**INSTRUCTIONS TO FOLLOW:**
Find the lines that hold "this". Report only how many there are.

**PROVIDED RECORDS:**
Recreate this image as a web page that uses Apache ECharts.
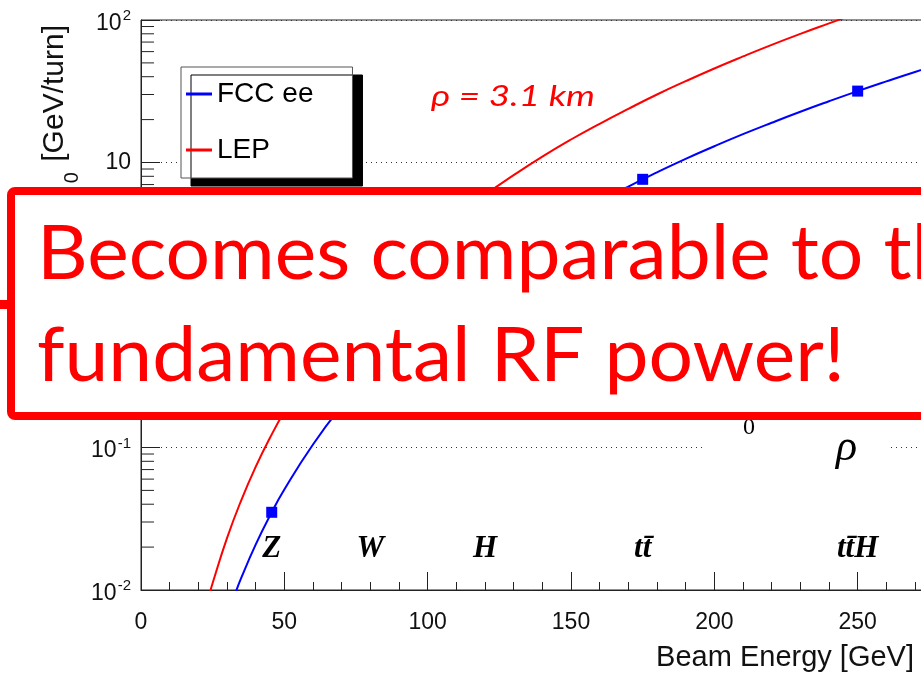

==

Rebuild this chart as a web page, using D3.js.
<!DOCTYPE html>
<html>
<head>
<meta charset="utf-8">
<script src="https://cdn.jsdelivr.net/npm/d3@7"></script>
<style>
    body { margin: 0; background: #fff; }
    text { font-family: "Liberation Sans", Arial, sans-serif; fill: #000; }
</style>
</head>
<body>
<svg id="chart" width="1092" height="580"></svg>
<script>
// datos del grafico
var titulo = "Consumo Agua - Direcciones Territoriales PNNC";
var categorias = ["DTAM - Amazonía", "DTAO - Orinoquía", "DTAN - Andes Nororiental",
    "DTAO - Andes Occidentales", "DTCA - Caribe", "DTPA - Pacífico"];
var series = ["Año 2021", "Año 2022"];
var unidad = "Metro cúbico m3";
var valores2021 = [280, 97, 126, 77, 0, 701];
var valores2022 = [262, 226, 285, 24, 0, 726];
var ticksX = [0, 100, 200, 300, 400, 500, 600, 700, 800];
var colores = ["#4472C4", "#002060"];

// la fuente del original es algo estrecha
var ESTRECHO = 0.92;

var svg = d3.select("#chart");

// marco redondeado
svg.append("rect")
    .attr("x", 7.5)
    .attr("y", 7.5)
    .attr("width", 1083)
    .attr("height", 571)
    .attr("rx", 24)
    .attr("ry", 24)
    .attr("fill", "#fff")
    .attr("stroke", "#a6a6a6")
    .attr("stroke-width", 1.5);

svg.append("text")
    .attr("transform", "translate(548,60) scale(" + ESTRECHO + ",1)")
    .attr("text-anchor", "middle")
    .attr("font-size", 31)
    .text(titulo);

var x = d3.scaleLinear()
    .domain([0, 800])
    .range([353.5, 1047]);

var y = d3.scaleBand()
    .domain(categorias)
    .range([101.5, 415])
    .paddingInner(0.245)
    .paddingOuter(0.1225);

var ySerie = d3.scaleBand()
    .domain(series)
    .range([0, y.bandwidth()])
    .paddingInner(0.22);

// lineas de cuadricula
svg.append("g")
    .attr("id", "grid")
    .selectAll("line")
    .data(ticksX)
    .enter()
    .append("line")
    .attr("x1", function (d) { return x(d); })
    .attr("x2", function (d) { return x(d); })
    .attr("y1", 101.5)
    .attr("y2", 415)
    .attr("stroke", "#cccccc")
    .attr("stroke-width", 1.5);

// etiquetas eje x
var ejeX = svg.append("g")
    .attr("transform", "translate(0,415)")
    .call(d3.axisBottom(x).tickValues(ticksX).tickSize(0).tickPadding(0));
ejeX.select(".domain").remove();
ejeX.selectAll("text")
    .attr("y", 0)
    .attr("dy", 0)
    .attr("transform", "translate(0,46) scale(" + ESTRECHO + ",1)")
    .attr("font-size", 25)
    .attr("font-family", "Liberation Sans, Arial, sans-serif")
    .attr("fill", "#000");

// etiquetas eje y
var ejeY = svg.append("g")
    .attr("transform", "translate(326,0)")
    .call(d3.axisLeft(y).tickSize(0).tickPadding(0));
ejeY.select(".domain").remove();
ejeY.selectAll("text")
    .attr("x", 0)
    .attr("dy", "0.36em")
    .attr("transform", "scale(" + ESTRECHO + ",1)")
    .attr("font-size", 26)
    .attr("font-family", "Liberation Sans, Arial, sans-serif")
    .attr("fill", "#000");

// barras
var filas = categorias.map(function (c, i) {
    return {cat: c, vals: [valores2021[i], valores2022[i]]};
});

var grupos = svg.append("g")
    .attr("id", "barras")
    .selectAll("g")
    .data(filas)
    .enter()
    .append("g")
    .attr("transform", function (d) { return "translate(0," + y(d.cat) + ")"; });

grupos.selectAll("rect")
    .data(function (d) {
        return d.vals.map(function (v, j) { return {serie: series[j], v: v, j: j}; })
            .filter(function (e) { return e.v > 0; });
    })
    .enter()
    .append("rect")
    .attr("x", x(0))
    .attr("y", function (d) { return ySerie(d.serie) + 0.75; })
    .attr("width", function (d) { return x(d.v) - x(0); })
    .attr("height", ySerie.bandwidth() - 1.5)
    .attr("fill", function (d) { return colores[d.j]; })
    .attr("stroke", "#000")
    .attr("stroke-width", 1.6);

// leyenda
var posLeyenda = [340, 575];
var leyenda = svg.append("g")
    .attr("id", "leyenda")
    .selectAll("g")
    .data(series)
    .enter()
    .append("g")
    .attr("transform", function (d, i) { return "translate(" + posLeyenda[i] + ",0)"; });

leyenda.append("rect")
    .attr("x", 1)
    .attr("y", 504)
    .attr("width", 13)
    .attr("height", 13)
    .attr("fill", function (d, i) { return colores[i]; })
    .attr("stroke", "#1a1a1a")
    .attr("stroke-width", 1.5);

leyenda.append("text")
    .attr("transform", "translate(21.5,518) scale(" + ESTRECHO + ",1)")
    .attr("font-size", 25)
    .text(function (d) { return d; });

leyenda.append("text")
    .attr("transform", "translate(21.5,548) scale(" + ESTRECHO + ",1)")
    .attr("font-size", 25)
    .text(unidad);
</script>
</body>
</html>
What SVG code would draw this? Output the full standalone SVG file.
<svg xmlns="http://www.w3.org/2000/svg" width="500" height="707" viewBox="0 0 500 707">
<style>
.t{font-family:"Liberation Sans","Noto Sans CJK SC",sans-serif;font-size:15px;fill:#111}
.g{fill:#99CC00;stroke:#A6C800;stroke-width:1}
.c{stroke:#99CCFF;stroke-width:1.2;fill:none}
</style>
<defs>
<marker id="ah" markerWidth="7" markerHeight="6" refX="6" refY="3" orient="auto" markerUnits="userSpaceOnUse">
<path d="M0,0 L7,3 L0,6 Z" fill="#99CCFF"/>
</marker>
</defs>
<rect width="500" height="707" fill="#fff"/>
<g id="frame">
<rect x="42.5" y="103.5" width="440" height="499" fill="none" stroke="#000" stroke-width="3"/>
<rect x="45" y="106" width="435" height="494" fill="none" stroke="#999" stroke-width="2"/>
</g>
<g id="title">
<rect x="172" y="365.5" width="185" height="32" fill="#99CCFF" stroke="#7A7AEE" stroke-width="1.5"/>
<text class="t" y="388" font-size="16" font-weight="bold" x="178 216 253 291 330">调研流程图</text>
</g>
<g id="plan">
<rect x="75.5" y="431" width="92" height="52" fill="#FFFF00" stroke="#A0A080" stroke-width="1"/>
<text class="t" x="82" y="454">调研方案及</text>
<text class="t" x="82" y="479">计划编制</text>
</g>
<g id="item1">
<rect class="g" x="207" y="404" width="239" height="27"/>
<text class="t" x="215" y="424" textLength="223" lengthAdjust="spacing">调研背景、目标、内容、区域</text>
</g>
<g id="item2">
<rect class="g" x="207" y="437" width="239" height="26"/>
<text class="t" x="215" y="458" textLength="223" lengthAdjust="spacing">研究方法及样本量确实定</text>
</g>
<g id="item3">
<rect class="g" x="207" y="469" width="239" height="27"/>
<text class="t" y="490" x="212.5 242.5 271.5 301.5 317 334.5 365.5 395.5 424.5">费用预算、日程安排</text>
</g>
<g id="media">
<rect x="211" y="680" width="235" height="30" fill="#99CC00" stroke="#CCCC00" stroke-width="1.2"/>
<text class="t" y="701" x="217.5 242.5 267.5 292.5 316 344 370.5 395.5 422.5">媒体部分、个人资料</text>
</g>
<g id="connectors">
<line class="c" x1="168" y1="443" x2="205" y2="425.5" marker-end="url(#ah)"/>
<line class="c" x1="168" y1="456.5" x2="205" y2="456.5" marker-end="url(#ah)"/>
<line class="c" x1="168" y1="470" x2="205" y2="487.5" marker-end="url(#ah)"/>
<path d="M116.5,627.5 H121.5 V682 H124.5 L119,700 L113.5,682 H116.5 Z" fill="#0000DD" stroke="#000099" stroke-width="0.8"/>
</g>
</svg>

---

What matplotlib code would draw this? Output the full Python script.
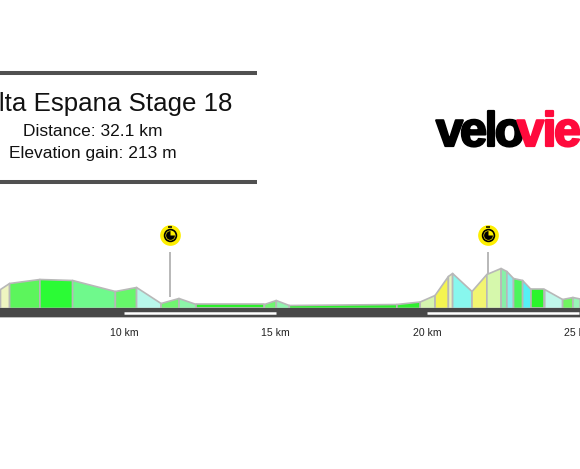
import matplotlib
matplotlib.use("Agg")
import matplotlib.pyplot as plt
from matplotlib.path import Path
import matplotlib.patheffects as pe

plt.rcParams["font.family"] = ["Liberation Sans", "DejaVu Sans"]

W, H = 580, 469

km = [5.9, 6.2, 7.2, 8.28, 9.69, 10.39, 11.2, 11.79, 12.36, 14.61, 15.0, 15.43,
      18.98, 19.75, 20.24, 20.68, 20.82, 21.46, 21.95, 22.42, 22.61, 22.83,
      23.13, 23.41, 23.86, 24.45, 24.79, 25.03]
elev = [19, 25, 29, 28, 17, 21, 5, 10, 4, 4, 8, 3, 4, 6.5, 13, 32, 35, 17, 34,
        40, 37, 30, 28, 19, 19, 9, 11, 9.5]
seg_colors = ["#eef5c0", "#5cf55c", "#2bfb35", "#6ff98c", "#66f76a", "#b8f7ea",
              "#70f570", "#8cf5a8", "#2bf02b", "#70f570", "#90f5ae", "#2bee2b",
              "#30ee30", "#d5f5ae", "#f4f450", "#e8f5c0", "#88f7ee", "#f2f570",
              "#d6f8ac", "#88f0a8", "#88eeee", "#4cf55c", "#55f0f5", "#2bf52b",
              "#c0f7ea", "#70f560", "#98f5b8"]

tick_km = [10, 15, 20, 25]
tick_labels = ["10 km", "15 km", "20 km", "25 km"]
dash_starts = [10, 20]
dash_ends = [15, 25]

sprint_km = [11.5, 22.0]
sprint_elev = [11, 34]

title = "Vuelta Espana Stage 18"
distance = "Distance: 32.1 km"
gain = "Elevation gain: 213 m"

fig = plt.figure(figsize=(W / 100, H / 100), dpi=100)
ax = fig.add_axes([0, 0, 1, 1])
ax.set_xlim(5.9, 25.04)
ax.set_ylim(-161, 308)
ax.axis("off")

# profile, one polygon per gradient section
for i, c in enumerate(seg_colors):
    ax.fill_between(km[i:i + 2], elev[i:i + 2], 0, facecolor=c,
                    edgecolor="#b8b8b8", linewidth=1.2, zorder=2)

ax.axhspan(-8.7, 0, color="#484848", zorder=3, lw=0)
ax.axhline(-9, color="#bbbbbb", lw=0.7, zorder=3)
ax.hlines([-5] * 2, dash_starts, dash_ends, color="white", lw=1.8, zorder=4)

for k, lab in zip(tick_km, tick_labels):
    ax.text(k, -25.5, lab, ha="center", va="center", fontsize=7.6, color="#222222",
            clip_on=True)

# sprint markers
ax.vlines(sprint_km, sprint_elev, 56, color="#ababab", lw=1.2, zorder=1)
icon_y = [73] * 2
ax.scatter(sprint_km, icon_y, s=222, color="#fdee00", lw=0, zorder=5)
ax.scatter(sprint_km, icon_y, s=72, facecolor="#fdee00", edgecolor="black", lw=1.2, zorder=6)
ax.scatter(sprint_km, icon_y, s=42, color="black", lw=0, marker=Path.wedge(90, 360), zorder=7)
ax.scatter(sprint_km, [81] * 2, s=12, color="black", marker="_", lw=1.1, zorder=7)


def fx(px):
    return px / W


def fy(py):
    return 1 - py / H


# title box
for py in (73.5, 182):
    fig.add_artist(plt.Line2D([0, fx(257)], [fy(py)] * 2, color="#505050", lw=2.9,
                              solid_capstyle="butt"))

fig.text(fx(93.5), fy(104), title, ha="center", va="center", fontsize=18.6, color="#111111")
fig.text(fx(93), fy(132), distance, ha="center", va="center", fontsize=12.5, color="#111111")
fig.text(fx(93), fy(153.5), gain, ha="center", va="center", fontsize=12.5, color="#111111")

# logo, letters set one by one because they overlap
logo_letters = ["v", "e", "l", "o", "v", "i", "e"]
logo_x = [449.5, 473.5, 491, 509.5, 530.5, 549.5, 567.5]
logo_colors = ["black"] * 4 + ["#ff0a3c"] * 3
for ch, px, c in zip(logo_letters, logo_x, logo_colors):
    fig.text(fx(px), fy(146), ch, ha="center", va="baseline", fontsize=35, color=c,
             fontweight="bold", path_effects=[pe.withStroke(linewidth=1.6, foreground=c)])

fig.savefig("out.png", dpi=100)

**EXERCISE SOLUTION:**
4